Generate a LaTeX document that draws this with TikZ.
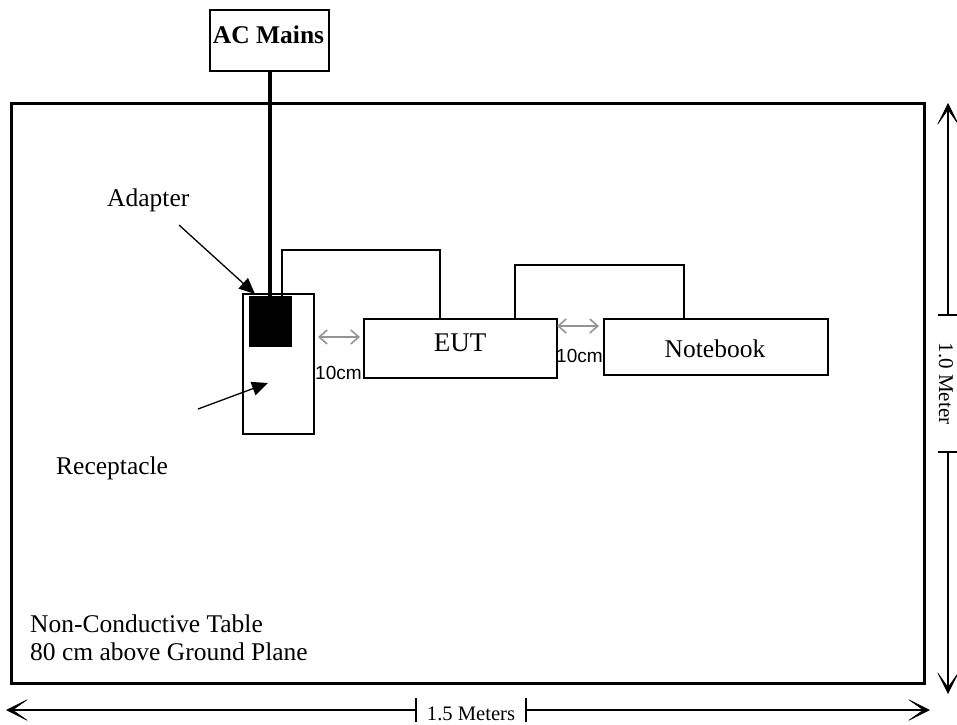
\documentclass[tikz,border=0pt]{standalone}
\usepackage{fontspec}
\setmainfont{Liberation Serif}
\newfontfamily\arialf{Liberation Sans}
\usetikzlibrary{arrows.meta,calc}
\tikzset{
  box/.style={draw, line width=2pt, inner sep=0pt, anchor=north west},
  cable/.style={line width=2pt},
  grayarrow/.style={draw=black!42, line width=1.6pt, {Straight Barb[length=8pt,width=14pt]}-{Straight Barb[length=8pt,width=14pt]}},
  pointer/.style={line width=1.3pt, -{Triangle[length=16pt,width=14pt]}},
  dimline/.style={line width=1.5pt},
  dimhead/.style={-{Stealth[length=24pt,width=24pt,inset=17pt,line width=0.5pt]}},
  lbl/.style={inner sep=0pt, anchor=base west, font=\fontsize{25.5}{28}\selectfont},
}
\begin{document}
\begin{tikzpicture}[x=1pt,y=-1pt]
\useasboundingbox (0,0) rectangle (957,724);
% table
\node[draw, line width=3pt, inner sep=0pt, anchor=north west, minimum width=913pt, minimum height=580pt] (table) at (10,102) {};
% AC mains
\node[box, minimum width=119pt, minimum height=61pt] (acmains) at (209,9) {};
\node[inner sep=0pt, anchor=base, font=\fontsize{25.5}{28}\selectfont\bfseries] (actext) at (268.5,43) {AC Mains};
% receptacle and adapter
\node[box, line width=1.8pt, minimum width=71pt, minimum height=140pt] (recept) at (242,293) {};
\node[fill=black, inner sep=0pt, anchor=north west, minimum width=43pt, minimum height=51pt] (adapter) at (249,296) {};
\draw[line width=4pt] (acmains.south) -- (acmains.south |- adapter.north);
% EUT and notebook
\node[box, minimum width=193pt, minimum height=59pt] (eut) at (363,318) {};
\node[inner sep=0pt, anchor=base, font=\fontsize{27}{30}\selectfont] (euttext) at (460,351) {EUT};
\node[box, minimum width=224pt, minimum height=56pt] (notebook) at (603,318) {};
\node[inner sep=0pt, anchor=base, font=\fontsize{25.5}{28}\selectfont] (nbtext) at (715,357) {Notebook};
% cables
\draw[cable] ([xshift=-10pt]adapter.north east) -- ++(0,-46) -| ([xshift=-20.5pt]eut.north);
\draw[cable] ([xshift=54.5pt]eut.north) -- ++(0,-53) -| ([xshift=-32pt]notebook.north);
% gray 10cm arrows
\coordinate (g1a) at (318,337);
\coordinate (g1b) at (360,337);
\coordinate (g2a) at (557,326);
\coordinate (g2b) at (599,326);
\draw[grayarrow] (g1a) -- (g1b);
\draw[grayarrow] (g2a) -- (g2b);
\node[inner sep=0pt, anchor=base west, font=\arialf\fontsize{19}{21}\selectfont] (cm1) at (315,379) {10cm};
\node[inner sep=0pt, anchor=base west, font=\arialf\fontsize{19}{21}\selectfont] (cm2) at (556,362) {10cm};
% labels and pointers
\node[lbl] (adlabel) at (107,206) {Adapter};
\coordinate (ap) at (179,225);
\draw[pointer] (ap) -- ([shift={(6pt,2pt)}]adapter.north west);
\node[lbl] (rclabel) at (56,474) {Receptacle};
\coordinate (rp) at (198,409);
\coordinate (rt) at (268,383);
\draw[pointer] (rp) -- (rt);
\node[lbl] (tbl1) at (30,632) {Non-Conductive Table};
\node[lbl] (tbl2) at (30,660) {80 cm above Ground Plane};
% horizontal dimension
\coordinate (hl) at (6,710);
\coordinate (ht1) at (416,710);
\coordinate (ht2) at (526,710);
\coordinate (hr) at (930,710);
\draw[dimline, dimhead] (ht1) -- (hl);
\draw[dimline, dimhead] (ht2) -- (hr);
\draw[dimline] ([yshift=-12pt]ht1) -- ([yshift=12pt]ht1);
\draw[dimline] ([yshift=-12pt]ht2) -- ([yshift=12pt]ht2);
\node[inner sep=0pt, anchor=base, font=\fontsize{20.6}{23}\selectfont] (hlabel) at (471,720) {1.5 Meters};
% vertical dimension
\coordinate (vt) at (948,103);
\coordinate (vt1) at (948,315);
\coordinate (vb1) at (948,452);
\coordinate (vb) at (948,694);
\draw[dimline, dimhead] (vt1) -- (vt);
\draw[dimline, dimhead] (vb1) -- (vb);
\draw[dimline] ([xshift=-10pt]vt1) -- ([xshift=10pt]vt1);
\draw[dimline] ([xshift=-10pt]vb1) -- ([xshift=10pt]vb1);
\node[inner sep=0pt, rotate=-90, font=\fontsize{21}{23}\selectfont] (vlabel) at (946,383.5) {1.0 Meter};
\end{tikzpicture}
\end{document}
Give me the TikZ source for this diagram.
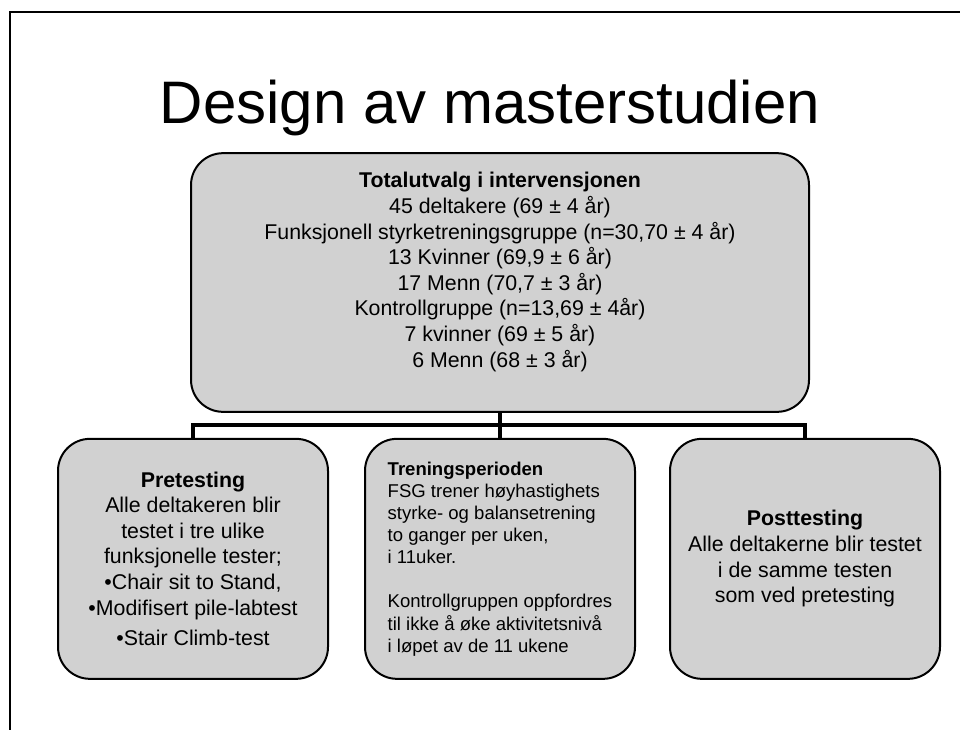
\documentclass[tikz,border=0pt]{standalone}
\usepackage{fontspec}
\setmainfont{Liberation Sans}
\usepackage{xcolor}
\usetikzlibrary{positioning}

\begin{document}
\begin{tikzpicture}[x=0.75pt, y=-0.75pt,
    title/.style={font=\fontsize{45}{50}\selectfont, inner sep=0pt},
    box/.style={rectangle, draw=black, fill=black!18, line width=1.5pt, rounded corners=24pt, align=center, font=\fontsize{16}{19.2}\selectfont},
    topbox/.style={box, minimum width=463.5pt, minimum height=194pt},
    stage/.style={box, minimum width=202.5pt, minimum height=180pt},
    line/.style={draw, line width=3pt}]

    \useasboundingbox (0,0) rectangle (960,729);
    % frame of the slide
    \draw[line width=1.5pt] (980,12) -- (10,12) -- (10,750);

    \node[title, anchor=base] (head) at (490,123) {Design av masterstudien};

    \node [topbox] (total) at (500,282.5) {\textbf{Totalutvalg i intervensjonen}\\
        45 deltakere (69 ± 4 år)\\
        Funksjonell styrketreningsgruppe (n=30,70 ± 4 år)\\
        13 Kvinner (69,9 ± 6 år)\\
        17 Menn (70,7 ± 3 år)\\
        Kontrollgruppe (n=13,69 ± 4år)\\
        7 kvinner (69 ± 5 år)\\
        6 Menn (68 ± 3 år)\\ \mbox{}};

    \node [stage, align=left, font=\fontsize{13.9}{16.6}\selectfont, below=18.75pt of total] (train) {\textbf{Treningsperioden}\\
        FSG trener høyhastighets\\
        styrke- og balansetrening\\
        to ganger per uken,\\
        i 11uker.\\[16.6pt]
        Kontrollgruppen oppfordres\\
        til ikke å øke aktivitetsnivå\\
        i løpet av de 11 ukene};
    \node [stage, left=26.25pt of train] (pre) {\textbf{Pretesting}\\
        Alle deltakeren blir\\
        testet i tre ulike\\
        funksjonelle tester;\\
        •Chair sit to Stand,\\
        •Modifisert pile-labtest\\[4pt]
        •Stair Climb-test};
    \node [stage, right=24.75pt of train] (post) {\textbf{Posttesting}\\
        Alle deltakerne blir testet\\
        i de samme testen\\
        som ved pretesting};

    \coordinate (bus) at (500,425);
    \path [line] (total.south) -- (train.north);
    \path [line] (pre.north) |- (bus) -| (post.north);
\end{tikzpicture}
\end{document}
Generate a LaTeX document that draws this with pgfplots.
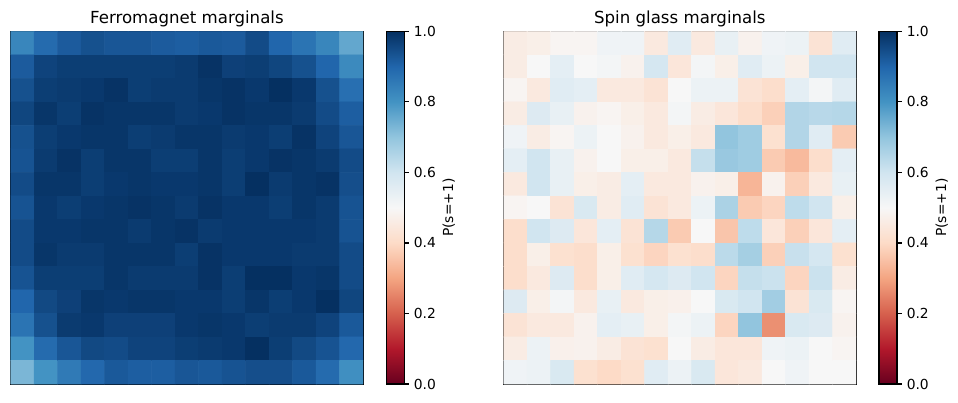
\documentclass[border=0pt]{standalone}
\usepackage{fontspec}
\setmainfont{DejaVu Sans}
\usepackage{pgfplots}
\pgfplotsset{compat=1.18}
\pgfplotsset{
  colormap={RdBu}{rgb255=(103,0,31) rgb255=(178,24,43) rgb255=(214,96,77) rgb255=(244,165,130) rgb255=(253,219,199) rgb255=(247,247,247) rgb255=(209,229,240) rgb255=(146,197,222) rgb255=(67,147,195) rgb255=(33,102,172) rgb255=(5,48,97)},
  hm/.style={
    scale only axis, width=254.8pt, height=254.8pt,
    anchor=south west,
    xmin=-0.5, xmax=14.5, ymin=-0.5, ymax=14.5, y dir=reverse,
    xtick=\empty, ytick=\empty,
    axis line style={line width=0.8pt},
    point meta min=0, point meta max=1,
    title style={font=\fontsize{12}{14}\selectfont, at={(0.5,1)}, anchor=base, yshift=0pt, inner sep=0pt},
    colorbar,
    colorbar style={
      width=13pt,
      at={(parent axis.north east)}, anchor=north west, xshift=8pt,
      ytick={0,0.2,0.4,0.6,0.8,1},
      ytick pos=right, yticklabel pos=right,
      yticklabel style={font=\fontsize{10}{12}\selectfont, /pgf/number format/.cd, fixed, fixed zerofill, precision=1, assume math mode=true},
      ylabel={P(s=+1)}, ylabel style={font=\fontsize{10}{12}\selectfont, yshift=2pt},
      tick align=outside, major tick length=3.5pt, tick style={line width=0.8pt, black},
      axis line style={line width=0.8pt},
    },
  }
}
\begin{document}
\begin{tikzpicture}
\path[use as bounding box] (0,0) rectangle (692.3pt,291.2pt);
\begin{axis}[hm, at={(7.7pt,13.7pt)}, title={Ferromagnet marginals}]
\addplot[matrix plot*, mesh/cols=15, mesh/ordering=x varies, point meta=explicit] table[row sep=\\, meta=c] {
x y c\\
0 0 0.83\\ 1 0 0.89\\ 2 0 0.92\\ 3 0 0.94\\ 4 0 0.93\\ 5 0 0.93\\ 6 0 0.92\\ 7 0 0.915\\ 8 0 0.925\\ 9 0 0.92\\ 10 0 0.95\\ 11 0 0.90\\ 12 0 0.87\\ 13 0 0.83\\ 14 0 0.76\\
0 1 0.92\\ 1 1 0.965\\ 2 1 0.975\\ 3 1 0.975\\ 4 1 0.975\\ 5 1 0.975\\ 6 1 0.975\\ 7 1 0.98\\ 8 1 0.995\\ 9 1 0.97\\ 10 1 0.975\\ 11 1 0.96\\ 12 1 0.94\\ 13 1 0.90\\ 14 1 0.82\\
0 2 0.94\\ 1 2 0.975\\ 2 2 0.98\\ 3 2 0.985\\ 4 2 0.995\\ 5 2 0.975\\ 6 2 0.98\\ 7 2 0.98\\ 8 2 0.99\\ 9 2 0.995\\ 10 2 0.985\\ 11 2 1.0\\ 12 2 0.985\\ 13 2 0.94\\ 14 2 0.88\\
0 3 0.96\\ 1 3 0.99\\ 2 3 0.975\\ 3 3 0.995\\ 4 3 0.99\\ 5 3 0.99\\ 6 3 0.99\\ 7 3 0.98\\ 8 3 0.985\\ 9 3 0.995\\ 10 3 0.99\\ 11 3 0.99\\ 12 3 0.98\\ 13 3 0.95\\ 14 3 0.915\\
0 4 0.94\\ 1 4 0.975\\ 2 4 0.985\\ 3 4 0.99\\ 4 4 0.99\\ 5 4 0.975\\ 6 4 0.98\\ 7 4 0.99\\ 8 4 0.99\\ 9 4 0.98\\ 10 4 0.985\\ 11 4 0.975\\ 12 4 0.995\\ 13 4 0.965\\ 14 4 0.93\\
0 5 0.935\\ 1 5 0.98\\ 2 5 0.995\\ 3 5 0.975\\ 4 5 0.99\\ 5 5 0.99\\ 6 5 0.975\\ 7 5 0.975\\ 8 5 0.99\\ 9 5 0.975\\ 10 5 0.985\\ 11 5 0.995\\ 12 5 0.99\\ 13 5 0.98\\ 14 5 0.95\\
0 6 0.95\\ 1 6 0.99\\ 2 6 0.99\\ 3 6 0.975\\ 4 6 0.985\\ 5 6 0.99\\ 6 6 0.985\\ 7 6 0.985\\ 8 6 0.99\\ 9 6 0.975\\ 10 6 1.0\\ 11 6 0.98\\ 12 6 0.99\\ 13 6 0.995\\ 14 6 0.945\\
0 7 0.935\\ 1 7 0.985\\ 2 7 0.975\\ 3 7 0.985\\ 4 7 0.99\\ 5 7 0.995\\ 6 7 0.99\\ 7 7 0.98\\ 8 7 0.995\\ 9 7 0.985\\ 10 7 0.985\\ 11 7 0.975\\ 12 7 0.99\\ 13 7 0.98\\ 14 7 0.935\\
0 8 0.95\\ 1 8 0.985\\ 2 8 0.985\\ 3 8 0.99\\ 4 8 0.99\\ 5 8 0.98\\ 6 8 0.99\\ 7 8 0.995\\ 8 8 0.98\\ 9 8 0.985\\ 10 8 0.985\\ 11 8 0.985\\ 12 8 0.985\\ 13 8 0.98\\ 14 8 0.935\\
0 9 0.95\\ 1 9 0.99\\ 2 9 0.98\\ 3 9 0.98\\ 4 9 0.99\\ 5 9 0.99\\ 6 9 0.99\\ 7 9 0.975\\ 8 9 0.995\\ 9 9 0.985\\ 10 9 0.985\\ 11 9 0.985\\ 12 9 0.98\\ 13 9 0.98\\ 14 9 0.95\\
0 10 0.935\\ 1 10 0.975\\ 2 10 0.975\\ 3 10 0.975\\ 4 10 0.99\\ 5 10 0.98\\ 6 10 0.98\\ 7 10 0.98\\ 8 10 0.995\\ 9 10 0.975\\ 10 10 1.0\\ 11 10 1.0\\ 12 10 0.985\\ 13 10 0.99\\ 14 10 0.95\\
0 11 0.90\\ 1 11 0.955\\ 2 11 0.97\\ 3 11 0.99\\ 4 11 0.985\\ 5 11 0.99\\ 6 11 0.99\\ 7 11 0.985\\ 8 11 0.985\\ 9 11 0.975\\ 10 11 0.99\\ 11 11 0.975\\ 12 11 0.985\\ 13 11 1.0\\ 14 11 0.96\\
0 12 0.87\\ 1 12 0.94\\ 2 12 0.98\\ 3 12 0.985\\ 4 12 0.97\\ 5 12 0.97\\ 6 12 0.97\\ 7 12 0.985\\ 8 12 0.99\\ 9 12 0.985\\ 10 12 0.975\\ 11 12 0.98\\ 12 12 0.98\\ 13 12 0.965\\ 14 12 0.925\\
0 13 0.80\\ 1 13 0.89\\ 2 13 0.93\\ 3 13 0.955\\ 4 13 0.95\\ 5 13 0.965\\ 6 13 0.965\\ 7 13 0.975\\ 8 13 0.98\\ 9 13 0.985\\ 10 13 1.0\\ 11 13 0.975\\ 12 13 0.955\\ 13 13 0.935\\ 14 13 0.895\\
0 14 0.73\\ 1 14 0.80\\ 2 14 0.855\\ 3 14 0.895\\ 4 14 0.925\\ 5 14 0.915\\ 6 14 0.915\\ 7 14 0.93\\ 8 14 0.925\\ 9 14 0.935\\ 10 14 0.945\\ 11 14 0.945\\ 12 14 0.925\\ 13 14 0.89\\ 14 14 0.81\\
};
\end{axis}
\begin{axis}[hm, at={(363.9pt,13.7pt)}, title={Spin glass marginals}]
\addplot[matrix plot*, mesh/cols=15, mesh/ordering=x varies, point meta=explicit] table[row sep=\\, meta=c] {
x y c\\
0 0 0.46\\ 1 0 0.47\\ 2 0 0.49\\ 3 0 0.49\\ 4 0 0.52\\ 5 0 0.52\\ 6 0 0.45\\ 7 0 0.56\\ 8 0 0.45\\ 9 0 0.54\\ 10 0 0.48\\ 11 0 0.52\\ 12 0 0.53\\ 13 0 0.43\\ 14 0 0.56\\
0 1 0.46\\ 1 1 0.50\\ 2 1 0.55\\ 3 1 0.50\\ 4 1 0.51\\ 5 1 0.48\\ 6 1 0.59\\ 7 1 0.44\\ 8 1 0.51\\ 9 1 0.47\\ 10 1 0.56\\ 11 1 0.53\\ 12 1 0.47\\ 13 1 0.60\\ 14 1 0.60\\
0 2 0.49\\ 1 2 0.45\\ 2 2 0.56\\ 3 2 0.55\\ 4 2 0.45\\ 5 2 0.45\\ 6 2 0.43\\ 7 2 0.50\\ 8 2 0.53\\ 9 2 0.53\\ 10 2 0.43\\ 11 2 0.41\\ 12 2 0.55\\ 13 2 0.51\\ 14 2 0.56\\
0 3 0.46\\ 1 3 0.57\\ 2 3 0.54\\ 3 3 0.48\\ 4 3 0.49\\ 5 3 0.47\\ 6 3 0.45\\ 7 3 0.51\\ 8 3 0.46\\ 9 3 0.44\\ 10 3 0.41\\ 11 3 0.38\\ 12 3 0.65\\ 13 3 0.64\\ 14 3 0.645\\
0 4 0.52\\ 1 4 0.46\\ 2 4 0.49\\ 3 4 0.53\\ 4 4 0.50\\ 5 4 0.48\\ 6 4 0.45\\ 7 4 0.47\\ 8 4 0.45\\ 9 4 0.70\\ 10 4 0.68\\ 11 4 0.42\\ 12 4 0.65\\ 13 4 0.56\\ 14 4 0.37\\
0 5 0.55\\ 1 5 0.60\\ 2 5 0.54\\ 3 5 0.48\\ 4 5 0.50\\ 5 5 0.47\\ 6 5 0.47\\ 7 5 0.45\\ 8 5 0.62\\ 9 5 0.69\\ 10 5 0.68\\ 11 5 0.37\\ 12 5 0.34\\ 13 5 0.41\\ 14 5 0.55\\
0 6 0.45\\ 1 6 0.60\\ 2 6 0.54\\ 3 6 0.47\\ 4 6 0.46\\ 5 6 0.55\\ 6 6 0.45\\ 7 6 0.45\\ 8 6 0.48\\ 9 6 0.47\\ 10 6 0.33\\ 11 6 0.48\\ 12 6 0.38\\ 13 6 0.45\\ 14 6 0.54\\
0 7 0.49\\ 1 7 0.50\\ 2 7 0.43\\ 3 7 0.58\\ 4 7 0.46\\ 5 7 0.56\\ 6 7 0.43\\ 7 7 0.45\\ 8 7 0.53\\ 9 7 0.66\\ 10 7 0.37\\ 11 7 0.39\\ 12 7 0.63\\ 13 7 0.60\\ 14 7 0.47\\
0 8 0.41\\ 1 8 0.60\\ 2 8 0.57\\ 3 8 0.44\\ 4 8 0.55\\ 5 8 0.43\\ 6 8 0.645\\ 7 8 0.37\\ 8 8 0.50\\ 9 8 0.36\\ 10 8 0.63\\ 11 8 0.44\\ 12 8 0.38\\ 13 8 0.44\\ 14 8 0.55\\
0 9 0.41\\ 1 9 0.47\\ 2 9 0.42\\ 3 9 0.41\\ 4 9 0.47\\ 5 9 0.42\\ 6 9 0.39\\ 7 9 0.42\\ 8 9 0.41\\ 9 9 0.635\\ 10 9 0.67\\ 11 9 0.38\\ 12 9 0.615\\ 13 9 0.59\\ 14 9 0.42\\
0 10 0.41\\ 1 10 0.45\\ 2 10 0.57\\ 3 10 0.41\\ 4 10 0.47\\ 5 10 0.56\\ 6 10 0.59\\ 7 10 0.57\\ 8 10 0.60\\ 9 10 0.39\\ 10 10 0.62\\ 11 10 0.61\\ 12 10 0.39\\ 13 10 0.61\\ 14 10 0.46\\
0 11 0.57\\ 1 11 0.47\\ 2 11 0.51\\ 3 11 0.45\\ 4 11 0.54\\ 5 11 0.45\\ 6 11 0.47\\ 7 11 0.475\\ 8 11 0.50\\ 9 11 0.58\\ 10 11 0.60\\ 11 11 0.675\\ 12 11 0.43\\ 13 11 0.58\\ 14 11 0.49\\
0 12 0.43\\ 1 12 0.45\\ 2 12 0.45\\ 3 12 0.48\\ 4 12 0.55\\ 5 12 0.54\\ 6 12 0.47\\ 7 12 0.51\\ 8 12 0.53\\ 9 12 0.39\\ 10 12 0.70\\ 11 12 0.27\\ 12 12 0.58\\ 13 12 0.57\\ 14 12 0.48\\
0 13 0.46\\ 1 13 0.53\\ 2 13 0.475\\ 3 13 0.48\\ 4 13 0.46\\ 5 13 0.43\\ 6 13 0.42\\ 7 13 0.50\\ 8 13 0.46\\ 9 13 0.44\\ 10 13 0.44\\ 11 13 0.52\\ 12 13 0.53\\ 13 13 0.50\\ 14 13 0.49\\
0 14 0.52\\ 1 14 0.53\\ 2 14 0.58\\ 3 14 0.42\\ 4 14 0.40\\ 5 14 0.42\\ 6 14 0.56\\ 7 14 0.53\\ 8 14 0.58\\ 9 14 0.44\\ 10 14 0.45\\ 11 14 0.50\\ 12 14 0.52\\ 13 14 0.50\\ 14 14 0.50\\
};
\end{axis}
\end{tikzpicture}
\end{document}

◆ ◆ ◆ ◆ ◆

## [Task brief]
Extract from the material above the stretch running from the line containing "Give me the TikZ source for this diagram." through the line containing "6 Menn (68 ±". Keep the text exact and the pictures out.

## [Answer to this exercise]
Give me the TikZ source for this diagram.
\documentclass[tikz,border=0pt]{standalone}
\usepackage{fontspec}
\setmainfont{Liberation Sans}
\usepackage{xcolor}
\usetikzlibrary{positioning}

\begin{document}
\begin{tikzpicture}[x=0.75pt, y=-0.75pt,
    title/.style={font=\fontsize{45}{50}\selectfont, inner sep=0pt},
    box/.style={rectangle, draw=black, fill=black!18, line width=1.5pt, rounded corners=24pt, align=center, font=\fontsize{16}{19.2}\selectfont},
    topbox/.style={box, minimum width=463.5pt, minimum height=194pt},
    stage/.style={box, minimum width=202.5pt, minimum height=180pt},
    line/.style={draw, line width=3pt}]

    \useasboundingbox (0,0) rectangle (960,729);
    % frame of the slide
    \draw[line width=1.5pt] (980,12) -- (10,12) -- (10,750);

    \node[title, anchor=base] (head) at (490,123) {Design av masterstudien};

    \node [topbox] (total) at (500,282.5) {\textbf{Totalutvalg i intervensjonen}\\
        45 deltakere (69 ± 4 år)\\
        Funksjonell styrketreningsgruppe (n=30,70 ± 4 år)\\
        13 Kvinner (69,9 ± 6 år)\\
        17 Menn (70,7 ± 3 år)\\
        Kontrollgruppe (n=13,69 ± 4år)\\
        7 kvinner (69 ± 5 år)\\
        6 Menn (68 ± 3 år)\\ \mbox{}};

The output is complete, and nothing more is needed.